Mais qu’est-ce que cela change ? Et qu’importe que le soldat les ait qualifié de « problématiques » ou qu’à la police, l’adulte soit connu pour des harcèlements de ce genre ? Et qu’importe que les policiers n’aient pas cru leur version absurde selon laquelle nous étions dans leur oliveraie et que nous aurions tenté d’écraser l’adulte. C’est la même tactique bien connue d’Hébron, celle qui a contribué à vider la vieille ville de beaucoup de ses habitants palestiniens : des Juifs harcèlent et exercent des violences puis menacent leurs victimes de se plaindre contre elles auprès de la police israélienne.
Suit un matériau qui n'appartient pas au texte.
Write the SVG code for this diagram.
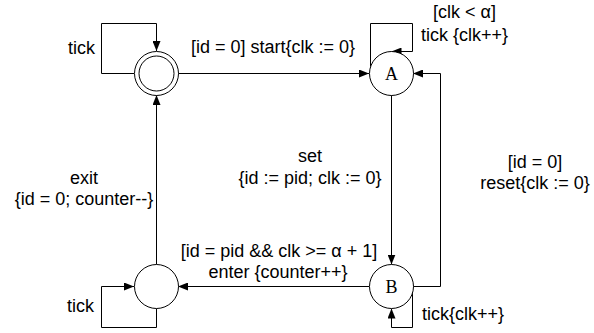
<svg xmlns="http://www.w3.org/2000/svg" width="594" height="333" viewBox="0 0 594 333">
  <style>
    .state { fill: #fff; stroke: #000; stroke-width: 1; }
    .edge { fill: none; stroke: #000; stroke-width: 1; }
    .lbl { font-family: "Liberation Sans", Arial, sans-serif; font-size: 18px; fill: #000; }
    .name { font-family: "Liberation Serif", "Times New Roman", serif; font-size: 18px; fill: #000; text-anchor: middle; }
    .mid { text-anchor: middle; }
  </style>
  <defs>
    <marker id="arrow" markerUnits="userSpaceOnUse" markerWidth="10" markerHeight="8" refX="10" refY="4" orient="auto">
      <path d="M0,0 L10,4 L0,8 Z" fill="#000"/>
    </marker>
  </defs>

  <rect width="594" height="333" fill="#fff"/>

  <!-- transitions -->
  <g id="connectors">
    <path class="edge" d="M134,73.5 H101.5 V23.5 H156.5 V51" marker-end="url(#arrow)"/>
    <path class="edge" d="M178,73.5 H369" marker-end="url(#arrow)"/>
    <path class="edge" d="M370.5,66.5 V23.5 H412.5 V51.5 H391.5" marker-end="url(#arrow)"/>
    <path class="edge" d="M391.5,95 V264.5" marker-end="url(#arrow)"/>
    <path class="edge" d="M413,286.5 H440.5 V73.5 H413" marker-end="url(#arrow)"/>
    <path class="edge" d="M412.5,292 V327.5 H391.5 V308.5" marker-end="url(#arrow)"/>
    <path class="edge" d="M369,286.5 H178" marker-end="url(#arrow)"/>
    <path class="edge" d="M156.5,308.5 V327.5 H101.5 V286.5 H134" marker-end="url(#arrow)"/>
    <path class="edge" d="M156.5,264.5 V95" marker-end="url(#arrow)"/>
  </g>

  <!-- transition labels -->
  <g id="labels">
    <text class="lbl" x="68" y="54">tick</text>
    <text class="lbl mid" x="273" y="53">[id = 0] start{clk := 0}</text>
    <text class="lbl mid" x="464.5" y="18">[clk &lt; α]</text>
    <text class="lbl mid" x="464.5" y="41">tick {clk++}</text>
    <text class="lbl mid" x="310" y="162">set</text>
    <text class="lbl mid" x="310" y="184">{id := pid; clk := 0}</text>
    <text class="lbl mid" x="535" y="168">[id = 0]</text>
    <text class="lbl mid" x="535" y="189">reset{clk := 0}</text>
    <text class="lbl mid" x="84" y="184">exit</text>
    <text class="lbl mid" x="84" y="205">{id = 0; counter--}</text>
    <text class="lbl mid" x="279" y="257">[id = pid &amp;&amp; clk &gt;= α + 1]</text>
    <text class="lbl mid" x="278" y="278">enter {counter++}</text>
    <text class="lbl" x="67" y="312">tick</text>
    <text class="lbl" x="422" y="320">tick{clk++}</text>
  </g>

  <!-- states -->
  <g id="idle">
    <circle class="state" cx="156.5" cy="73.5" r="22"/>
    <circle class="state" cx="156.5" cy="73.5" r="17.5"/>
  </g>
  <g id="A">
    <circle class="state" cx="391.5" cy="73.5" r="22"/>
    <text class="name" x="391.5" y="79.5">A</text>
  </g>
  <g id="B">
    <circle class="state" cx="391.5" cy="286.5" r="22"/>
    <text class="name" x="391.5" y="292.5">B</text>
  </g>
  <g id="critical">
    <circle class="state" cx="156.5" cy="286.5" r="22"/>
  </g>
</svg>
Des actes de harcèlement bien plus durs que ceux que nous avons essuyés et intéressant bien moins les médias visent de manière routinière les bergers et les agriculteurs palestiniens vivant dans la région. Au cours des six dernières années, quelque 850 des 3.500 habitants de la région appelée « Masafer Yatta » (périphérie de Yatta) ont quitté leurs lieux d’habitation, troglodytes ou campements. Une fois on s’en prend à l’accès à leurs puits d’eau, une autre fois à leurs troupeaux, une autre fois à eux-mêmes. Ces habitants conservent des piles d’attestations de plaintes qu’ils ont déposées à la police. Avant qu’ils aient renoncé à se plaindre.
Il est facile d’accuser cet adulte et cet adolescent, ou leurs pareils. Mais s’ils entreprennent de terroriser les Palestiniens c’est que les autorités israéliennes le leur permettent. Ils exécutent à leur manière ce que font les autorités « légales » d’occupation : chasser les Palestiniens de leur terre, y faire de la place pour les Juifs. Autrement dit, ils appliquent les ordres.
Il y a une dizaine de jours, un inspecteur de l’Administration civile régionale a confisqué un tracteur et une citerne à eau appartenant à des gens de Hadidiya, une communauté de bergers et d’agriculteurs du nord de la vallée du Jourdain, comme moyen de pression pour qu’elle évacue son campement au motif qu’il se trouve en zone militaire fermée. Il s’agit d’une communauté sur les dizaines qui vivent dans la vallée depuis des décennies et des décennies. Depuis 1967, elle a été déracinée à quatre reprises. En recourant à toutes sortes d’inventions, de méthodes ingénieuses, les autorités d’occupation en ont fait des résidents illégaux sur leur propre terre.
Les sources et les puits qu’ils utilisaient ont été confisqués et transmis à la compagnie des eaux « Mekorot » : le forage réalisé tout près par Mekorot est à l’usage des colons « légaux » et est interdit aux gens de Hadidiya. C’est pourquoi ceux-ci dépendent d’une eau qui est transportée à partir d’une source éloignée. L’armée a décrété « zones de tirs » de vastes territoires de la vallée du Jourdain qui s’arrêtent aux frontières des colonies. Les autorités israéliennes ont refusé de modifier l’affectation des sols, d’agricoles en zones habitables, ce qui aurait permis à la communauté de vivre en un lieu dont les anciens se souviennent, depuis leur enfance, comme leur habitation. Pourtant le terrain voisin a été déclaré zone habitable, mais pour des Juifs, citoyens d’Israël. L’Administration civile espère maintenant que la soif les chassera vers le terrain qui leur a été alloué et où il ne se trouve pas de terres convenant à l’agriculture ni au pâturage. C’est là, en concentré, la politique menée méthodiquement par Israël à l’égard des Palestiniens, une politique que des pourparlers de paix n’interrompent pas. Les habitants de l’avant-poste non autorisé ne font que l’imiter en recevant d’elle leur inspiration et leur protection.